I could actually profile the results of the benchmark and could see that find_topk actually called the comparison operator many more times than find_topk2. But I'm interested more in the reasoning of the theoretical complexity.. so two questions.
Big O in several variables is complex, since you need assumptions on how your variables scale with one another, so you can take unambiguously the limit to infinity.
If eg. k ~ n^(1/2), then O(n log k) becomes O(n log n) and O(n + k log n) becomes O(n + n^(1/2) log n) = O(n), which is better.
If k ~ log n, then O(n log k) = O(n log log n) and O(n + k log n) = O(n), which is better. Note that log log 2^1024 = 10, so the constants hidden in the O(n) may be greater than log log n for any realistic n.

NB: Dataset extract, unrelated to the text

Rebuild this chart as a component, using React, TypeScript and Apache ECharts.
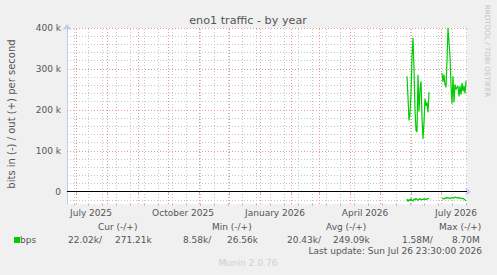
import React, { useEffect, useRef } from 'react';
import * as echarts from 'echarts';

const DAY = 86400000;
const rangeStart = '2025-06-22';
const rangeDays = 400;

// traffic, kbit/s (out = +, in = -)
const seg1Start = '2026-05-28';
const seg1Out = [282, 230, 174, 190, 240, 330, 376, 300, 200, 150, 146, 286, 196, 250, 270, 180, 129, 170, 227, 210, 218, 194, 243];
const seg1In = [18, 24, 19, 22, 17, 21, 23, 18, 20, 16, 19, 21, 18, 17, 20, 19, 18, 20, 17, 19, 18, 17, 16];
const seg2Start = '2026-07-02';
const seg2Out = [290, 268, 286, 262, 255, 320, 400, 365, 330, 260, 215, 282, 218, 262, 250, 255, 258, 233, 258, 237, 266, 245, 258, 240, 271];
const seg2In = [17, 16, 18, 15, 16, 14, 16, 15, 17, 15, 14, 16, 15, 13, 14, 15, 14, 16, 15, 16, 17, 16, 18, 20, 22];

const yTickValues = [0, 100, 200, 300, 400];
const xLabelDates = ['2025-07-16', '2025-10-16', '2026-01-16', '2026-04-16', '2026-07-16'];
const xLabelTexts = ['July 2025', 'October 2025', 'January 2026', 'April 2026', 'July 2026'];

const legendHeaders = ['Cur (-/+)', 'Min (-/+)', 'Avg (-/+)', 'Max (-/+)'];
const legendValues = ['22.02k/', '271.21k', '8.58k/', '26.56k', '20.43k/', '249.09k', '1.58M/', '8.70M'];
const lastUpdate = 'Last update: Sun Jul 26 23:30:00 2026';

const d = (s: string) => {
  const [y, m, dd] = s.split('-').map(Number);
  return Date.UTC(y, m - 1, dd);
};

const FONT = '"DejaVu Sans", sans-serif';
const TXT = '#555555';

export default function App() {
  const ref = useRef<HTMLDivElement>(null);
  useEffect(() => {
    const chart = echarts.init(ref.current!, null, { renderer: 'svg' });
    const t0 = d(rangeStart);
    const t1 = t0 + rangeDays * DAY;

    const seg = (start: string, vals: number[], sign: number) =>
      vals.map((v, i) => [d(start) + i * DAY, sign * v]);
    const gapT = d(seg1Start) + seg1Out.length * DAY;
    const outData: any[] = [...seg(seg1Start, seg1Out, 1), [gapT, null], ...seg(seg2Start, seg2Out, 1)];
    const inData: any[] = [...seg(seg1Start, seg1In, -1), [gapT, null], ...seg(seg2Start, seg2In, -1)];

    // grid positions
    const monthStarts: number[] = [];
    for (let y = 2025, m = 6; ; ) {
      const t = Date.UTC(y, m, 1);
      if (t > t1) break;
      if (t >= t0) monthStarts.push(t);
      m++;
      if (m > 11) { m = 0; y++; }
    }
    const biweekly: number[] = [];
    for (let t = d('2025-06-29'); t < t1; t += 14 * DAY) biweekly.push(t);
    const yMinor: number[] = [];
    for (let v = -20; v < 400; v += 20) if (v % 100 !== 0) yMinor.push(v);
    const yMajor = [100, 200, 300, 400];

    const gray = { color: '#c6c6c6', type: [1, 2] as any, width: 1 };
    const red = { color: '#e29a9a', type: [1, 2] as any, width: 1 };
    const gridLines: any[] = [];
    yMinor.forEach((v) => gridLines.push({ yAxis: v, lineStyle: gray }));
    biweekly.forEach((t) => gridLines.push({ xAxis: t, lineStyle: gray }));
    yMajor.forEach((v) => gridLines.push({ yAxis: v, lineStyle: red }));
    monthStarts.forEach((t) => gridLines.push({ xAxis: t, lineStyle: red }));
    gridLines.push({ yAxis: 0, lineStyle: { color: '#000000', type: 'solid', width: 1 } });

    const labelMap: Record<number, string> = {};
    xLabelDates.forEach((s, i) => (labelMap[d(s)] = xLabelTexts[i]));

    const headerX = [98, 212, 326, 439];
    const valueX = [68, 115, 183, 227, 287, 333, 402, 452];
    const txt = (text: string, x: number, y: number, opts: any = {}) => ({
      type: 'text',
      x,
      y,
      rotation: opts.rotation || 0,
      silent: true,
      style: {
        text,
        fill: opts.fill || TXT,
        font: `${opts.size || 9}px ${FONT}`,
        textAlign: opts.align || 'left',
        align: opts.align || 'left',
        textVerticalAlign: 'middle',
        verticalAlign: 'middle',
      },
    });

    const axisColor = '#c4caf0';

    chart.setOption({
      animation: false,
      backgroundColor: '#f0f0f0',
      grid: { left: 67, top: 28, width: 400, height: 176, show: true, backgroundColor: '#ffffff', borderWidth: 0 },
      xAxis: [
        {
          type: 'value',
          min: t0,
          max: t1,
          position: 'bottom',
          axisLine: { show: true, lineStyle: { color: axisColor, width: 1 }, symbol: ['none', 'arrow'], symbolSize: [7, 6], symbolOffset: [0, 4] },
          axisTick: { show: true, customValues: monthStarts, length: 2, lineStyle: { color: '#e29a9a' } },
          axisLabel: {
            customValues: xLabelDates.map(d),
            formatter: (v: number) => labelMap[v] || '',
            color: TXT,
            fontFamily: FONT,
            fontSize: 9,
            margin: 4,
          },
          splitLine: { show: false },
        },
        {
          type: 'value',
          min: t0,
          max: t1,
          position: 'bottom',
          axisLine: { show: false },
          axisTick: { show: true, customValues: biweekly, length: 2, lineStyle: { color: '#c6c6c6' } },
          axisLabel: { show: false },
          splitLine: { show: false },
        },
      ],
      yAxis: {
        type: 'value',
        min: -30,
        max: 400,
        axisLine: { show: true, lineStyle: { color: axisColor, width: 1 }, symbol: ['none', 'arrow'], symbolSize: [7, 6], symbolOffset: [0, 4] },
        axisTick: { show: false },
        axisLabel: {
          customValues: yTickValues,
          formatter: (v: number) => (v === 0 ? '0' : `${v} k`),
          color: TXT,
          fontFamily: FONT,
          fontSize: 9,
          margin: 6,
        },
        splitLine: { show: false },
      },
      series: [
        {
          type: 'line',
          data: [],
          z: 1,
          silent: true,
          markLine: {
            silent: true,
            symbol: ['none', 'none'],
            label: { show: false },
            emphasis: { disabled: true },
            data: gridLines,
          },
        },
        {
          name: 'out',
          type: 'line',
          data: outData,
          showSymbol: false,
          connectNulls: false,
          lineStyle: { color: '#00cc00', width: 1.2 },
          itemStyle: { color: '#00cc00' },
          z: 5,
          silent: true,
        },
        {
          name: 'in',
          type: 'line',
          data: inData,
          showSymbol: false,
          connectNulls: false,
          lineStyle: { color: '#00cc00', width: 1.2 },
          itemStyle: { color: '#00cc00' },
          z: 5,
          silent: true,
        },
      ],
      graphic: [
        txt('eno1 traffic - by year', 248, 20.5, { align: 'center', size: 11.2 }),
        txt('bits in (-) / out (+) per second', 11, 114, { align: 'center', size: 10, rotation: Math.PI / 2 }),
        txt('RRDTOOL / TOBI OETIKER', 487, 51, { align: 'center', size: 7.2, rotation: -Math.PI / 2, fill: '#c4c4c4' }),
        ...legendHeaders.map((h, i) => txt(h, headerX[i], 226.7)),
        { type: 'rect', shape: { x: 14, y: 237, width: 6, height: 6 }, style: { fill: '#00cc00' }, silent: true },
        txt('bps', 20, 239.5),
        ...legendValues.map((v, i) => txt(v, valueX[i], 239.5)),
        txt(lastUpdate, 482, 251, { align: 'right' }),
        txt('Munin 2.0.76', 248, 262.5, { align: 'center', fill: '#cfcfcf' }),
      ],
    });
    return () => chart.dispose();
  }, []);
  return <div ref={ref} style={{ position: 'absolute', left: 0, top: 0, width: 497, height: 275 }} />;
}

If k = constant, then O(n log k) = O(n) and O(n + k log n) = O(n), which is the same.
But the constants play a big role: for instance, building a heap may involve reading the array 3 times, whereas building a priority queue of length k as you go only requires one pass through the array, and a small constant times log k for the lookup.
Which is "better" is therefore unclear, although my quick analysis tended to show that O(n + k log n) performs better under mild assumptions on k.
For instance, if k is a very small constant (say k = 3), then I'm ready to bet that the make_heap
approach performs worse than the priority queue one on real world data.
Use asymptotic analysis wisely, and above all, profile your code before drawing conclusions.